Locating Your Ancestors Underground

Duane Kniebes, Co-President of Colorado Chapter of Palatines to America, will be presenting April’s program on “Locating Your Ancestors Underground.” His presentation describes the Cemetery Location Project sponsored by the Colorado Council of Genealogical Societies and a dowser tool used to confirm burials. The dowser rods, normally used to find underground water, actually confirms burials.

The Colorado Council of Genealogical Societies (CCGS) published a directory of Colorado cemeteries in 1985. A committee led by Duane Kniebes updated the publication by adding latitude and longitude coordinates to the location information for each cemetery. This project not only updates the 20-year-old directory, but gives future cemetery searchers the exact, easy-to-find location using GPS coordinates. This is especially useful in finding the many small and remote cemeteries that were created before the 1920s. The US Geological Survey is cooperating with Duane and CCGS on this project.

Interestingly, 90% of most remote cemeteries are oriented on high ground above a family’s home on farmland. Other gravesites will be close to the home. Rocks are often used to mark graves, but some are marked with wooden markers. The wooden markers deteriorate over time and become unreadable after several decades of weathering. The better grave markers are made of engraved stone as found in today’s cemeteries. Also look for different types of plants around unmarked gravesites.

Duane and his wife, Susan, have worked on the CCGS Cemetery Location Project for seven years. They have located, visited and obtained the latitude and longitude of about 160 cemeteries and remote burial sites just in Larimer County, and have collected histories of a number of the early settlers in the county. Duane is now coordinator of the state-wide project, with about ten volunteers visiting cemeteries around the state.

Duane gave a demonstration of the dowser rods (even a pair of coat hangers will work), which can be made of steel, brass, glass, or even plastic. Several of our audience members tried it with success using other audience members as the target.

Dowser rods, sometimes called “witch sticks,” have been used for decades to locate water, objects, animals, and burials underground. There is a technique to holding the rods, which must be parallel to each other and the ground. The L-shaped rods, which can be of any length convenient to handle, are usually made of steel, about one-eighth inch in diameter.

The rods are held lightly in the hands by the bent handle, keeping the thumb well out of the way and the hands low enough to not interfere with the rods’ movements as shown in this picture. The two rods will realign on their own accord from parallel to crossed over, at a grave site. Sometimes, the rods will move at right angles.

An experienced dowser can even sometimes distinguish whether the person buried is a man or a woman, depending on how the rods react. Testing on known graves should indicate this. Try it at a local cemetery! For more information on this method, search for “grave dowsing” on the Internet. There are societies and certification courses for dowsers.

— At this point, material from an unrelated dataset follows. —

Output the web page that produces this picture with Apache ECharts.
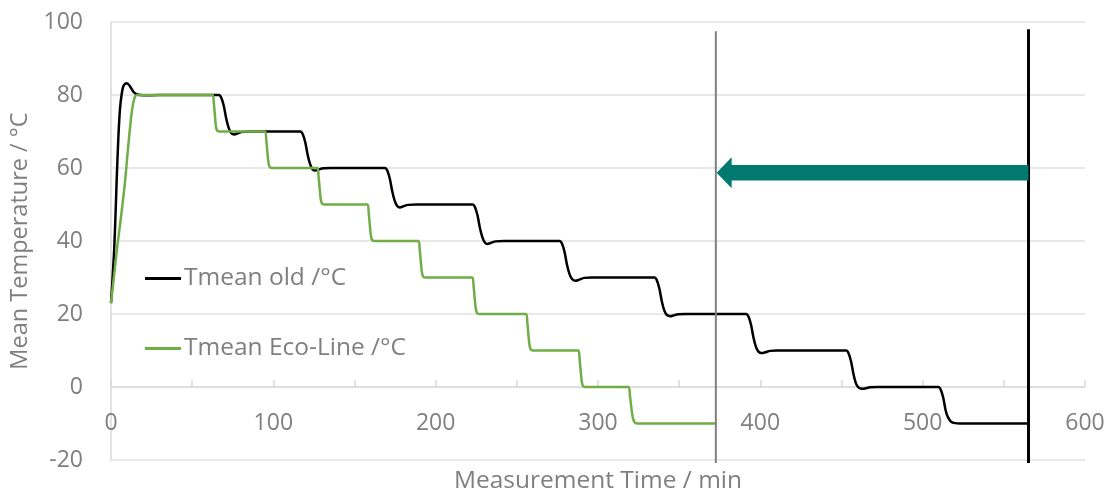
<!DOCTYPE html>
<html>
<head>
<meta charset="utf-8">
<script src="https://cdn.jsdelivr.net/npm/echarts@6/dist/echarts.min.js"></script>
<style>
html,body{margin:0;padding:0;background:#fff;}
#chart{width:1107px;height:492px;}
</style>
</head>
<body>
<div id="chart"></div>
<script>
// Tick labels / axis ranges
var xTicks = [0, 100, 200, 300, 400, 500, 600];
var yTicks = [-20, 0, 20, 40, 60, 80, 100];

// Series names
var seriesNames = ['Tmean old /°C', 'Tmean Eco-Line /°C'];

// Tmean old (time min, temperature °C)
var tmeanOld = [
  [0,23],[1,30],[2,38],[3,50],[3.5,56.7],[4.5,68],[5.5,76],[6.5,80],[7.5,82.3],[8.5,83],[9.7,83.2],[11,82.8],[12.5,81.8],[14,80.8],[15.8,80.2],[20,79.9],[30,80],[66.5,80],
  [68,79.2],[69.5,77],[71,73.5],[72.5,71],[74,69.6],[76,69.2],[78,69.5],[81,69.9],[86,70],[116.7,70],
  [118.2,69.2],[119.7,67],[121.2,63.5],[122.7,61],[124.2,59.6],[126,59.3],[128,59.6],[131,59.9],[136,60],[168.8,60],
  [170.3,59.2],[171.8,57],[173.3,53.5],[174.8,51],[176.3,49.6],[178,49.2],[180,49.5],[183,49.9],[188,50],[222.8,50],
  [224.3,49.2],[225.8,47],[227.3,43.5],[228.8,41],[230.3,39.6],[232,39.2],[234,39.5],[237,39.9],[242,40],[276.4,40],
  [277.9,39.2],[279.4,37],[280.9,33.5],[282.4,31],[284,29.6],[286.2,29.1],[288.5,29.4],[291.5,29.9],[296,30],[334.8,30],
  [336.3,29.2],[337.8,27],[339.3,23.5],[340.8,21],[342.3,19.8],[344.5,19.4],[346.5,19.6],[349.5,19.9],[354,20],[391.3,20],
  [392.8,19.2],[394.3,17],[395.8,13.5],[397.3,11],[398.8,9.7],[400.9,9.3],[403,9.5],[406,9.9],[410,10],[452.9,10],
  [454.4,9.2],[455.9,7],[457.4,3.5],[458.9,1],[460.4,-0.1],[462.5,-0.5],[464.5,-0.4],[467.5,-0.1],[472,0],[509.7,0],
  [511.2,-0.8],[512.7,-3],[514.2,-6.5],[515.7,-8.4],[517.5,-9.5],[520,-9.9],[523,-10],[565,-10]
];

// Tmean Eco-Line (time min, temperature °C)
var tmeanEco = [
  [0,23],[2,31],[4,39],[6,46],[8.6,56],[10,63],[11.7,71],[13,76],[14.5,79.2],[15.8,80],[20,80],[62.6,80],
  [63.3,78],[64,74.5],[64.6,71.5],[65.3,70.3],[66.5,70],[94.9,70],
  [95.6,68],[96.3,64.5],[97,61.5],[97.7,60.3],[99,60],[127.1,60],
  [127.8,58],[128.5,54.5],[129.2,51.5],[129.9,50.3],[131.2,50],[158,50],
  [158.7,48],[159.4,44.5],[160.1,41.5],[160.8,40.3],[162.1,40],[189.4,40],
  [190.1,38],[190.8,34.5],[191.5,31.5],[192.2,30.3],[193.5,30],[222.6,30],
  [223.3,28],[224,24.5],[224.7,21.5],[225.4,20.3],[226.7,20],[255.7,20],
  [256.4,18],[257.1,14.5],[257.8,11.5],[258.5,10.3],[259.8,10],[287.9,10],
  [288.6,8],[289.3,4.5],[290,1.5],[290.7,0.3],[292,0],[318.8,0],
  [319.6,-2],[320.5,-5.5],[321.5,-8.5],[322.6,-9.7],[324.5,-10],[372.8,-10]
];

// Vertical marker lines (time, bottom, top)
var markerGrey = [[372.6,-20.8],[372.6,97.5]];
var markerBlack = [[565.2,-20.8],[565.2,98]];

// Arrow: [tailTime, tipTime, temperature]
var arrowData = [[565.2, 373.1, 58.7]];

var font = '"Open Sans", sans-serif';
var grey = '#7f7f7f';
var fs = 23;

var chart = echarts.init(document.getElementById('chart'), null, {renderer: 'canvas'});
chart.setOption({
  animation: false,
  backgroundColor: '#ffffff',
  grid: {left: 111, right: 22, top: 22, bottom: 32, containLabel: false, outerBoundsMode: 'none'},
  legend: {
    data: [
      {name: seriesNames[0], icon: 'rect', itemStyle: {color: '#000000'}},
      {name: seriesNames[1], icon: 'rect', itemStyle: {color: '#70ad47'}}
    ],
    orient: 'vertical',
    left: 145,
    top: 266,
    padding: 0,
    itemWidth: 36,
    itemHeight: 3,
    itemGap: 45,
    selectedMode: false,
    textStyle: {fontFamily: font, fontSize: 24.5, color: grey, lineHeight: 24, padding: [0,0,0,-2]}
  },
  xAxis: {
    type: 'value',
    min: xTicks[0],
    max: xTicks[xTicks.length - 1],
    interval: 100,
    name: 'Measurement Time / min',
    nameLocation: 'middle',
    nameGap: 9,
    nameTextStyle: {fontFamily: font, fontSize: 24.5, color: grey},
    axisLine: {show: true, onZero: true, lineStyle: {color: '#d9d9d9', width: 1.5}},
    axisTick: {show: true, inside: true, length: 7, lineStyle: {color: '#d9d9d9', width: 1.5}},
    minorTick: {show: true, splitNumber: 2, length: 7, lineStyle: {color: '#d9d9d9', width: 1.5}},
    axisLabel: {fontFamily: font, fontSize: fs, color: grey, margin: -48},
    splitLine: {show: false}
  },
  yAxis: {
    type: 'value',
    min: yTicks[0],
    max: yTicks[yTicks.length - 1],
    interval: 20,
    name: 'Mean Temperature / °C',
    nameLocation: 'middle',
    nameGap: 74,
    nameTextStyle: {fontFamily: font, fontSize: 23.5, color: grey},
    axisLine: {show: true, lineStyle: {color: '#d9d9d9', width: 1.5}},
    axisTick: {show: false},
    axisLabel: {fontFamily: font, fontSize: fs, color: grey, margin: 28},
    splitLine: {show: true, lineStyle: {color: '#e0e0e0', width: 1.5}}
  },
  series: [
    {
      name: seriesNames[0], type: 'line', data: tmeanOld, showSymbol: false, symbol: 'none',
      smooth: 0.3, lineStyle: {color: '#000000', width: 2.5}, itemStyle: {color: '#000000'}, z: 4
    },
    {
      name: seriesNames[1], type: 'line', data: tmeanEco, showSymbol: false, symbol: 'none',
      smooth: 0.2, lineStyle: {color: '#70ad47', width: 2.5}, itemStyle: {color: '#70ad47'}, z: 5
    },
    {
      name: 'markerGrey', type: 'line', data: markerGrey, showSymbol: false, symbol: 'none', clip: false,
      lineStyle: {color: '#808080', width: 2}, z: 6
    },
    {
      name: 'markerBlack', type: 'line', data: markerBlack, showSymbol: false, symbol: 'none', clip: false,
      lineStyle: {color: '#000000', width: 3}, z: 6
    },
    {
      name: 'arrow', type: 'custom', clip: false, z: 7,
      data: arrowData,
      renderItem: function (params, api) {
        var tail = api.coord([api.value(0), api.value(2)]);
        var tip = api.coord([api.value(1), api.value(2)]);
        var headLen = 15, headHalf = 15.5, shaftHalf = 7.8;
        var bx = tip[0] + headLen, cy = tip[1];
        return {
          type: 'polygon',
          shape: {points: [
            [tip[0], cy], [bx, cy - headHalf], [bx, cy - shaftHalf], [tail[0], cy - shaftHalf],
            [tail[0], cy + shaftHalf], [bx, cy + shaftHalf], [bx, cy + headHalf]
          ]},
          style: {fill: '#007a70'}
        };
      }
    }
  ]
});
</script>
</body>
</html>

Duane and his team found an uncharted cemetery on farmland in Larimer County. A farmer removed the gravestones, although he suspected it was a graveyard. Duane located all 18 graves using the dowser rods. There is no state law on preserving remote cemeteries like this, but at least their location is known, and in many cases, who the graves belong to.

The last part of the presentation included a segment on communicating with your ancestors at grave sites using the dowsing rods. Although many people are skeptical about this subject, Duane discussed this technique used by several pro-genealogists including himself. One pro-genealogist, who has given presentations to our society before, communicated with her ancestors using the dowsing rod method to ask about and locate a marriage certificate in another county. The basic technique asks the ancestor to cross the rods for simple yes or no answers.

Ironically, this should inspire genealogists in locating their ancestors. I for one, will be trying these techniques in locating several ancestors on remote farmland and hopefully getting some long needed answers. But as Duane says, the ancestor may not want to communicate with you. This technique won’t work on very young children, since they never learned how to communicate. Either technique works on older gravesites back to the 1700s unless there are little or no remains left at the gravesite.

Regardless of what you think, James Van Praagh of psychic medium fame, has been highlighted on many TV talk shows about this controversial subject. He talks with the dead (without the dowsing rods) using his “gift” that apparently only a few possess. He is also one of the executive producers of the popular TV show, “Ghost Whisperer,” which is based on his life. So if you discover you can locate or talk with your ancestors using the dowsing rods, let us know. I know I will after using Duane’s intriguing method this summer!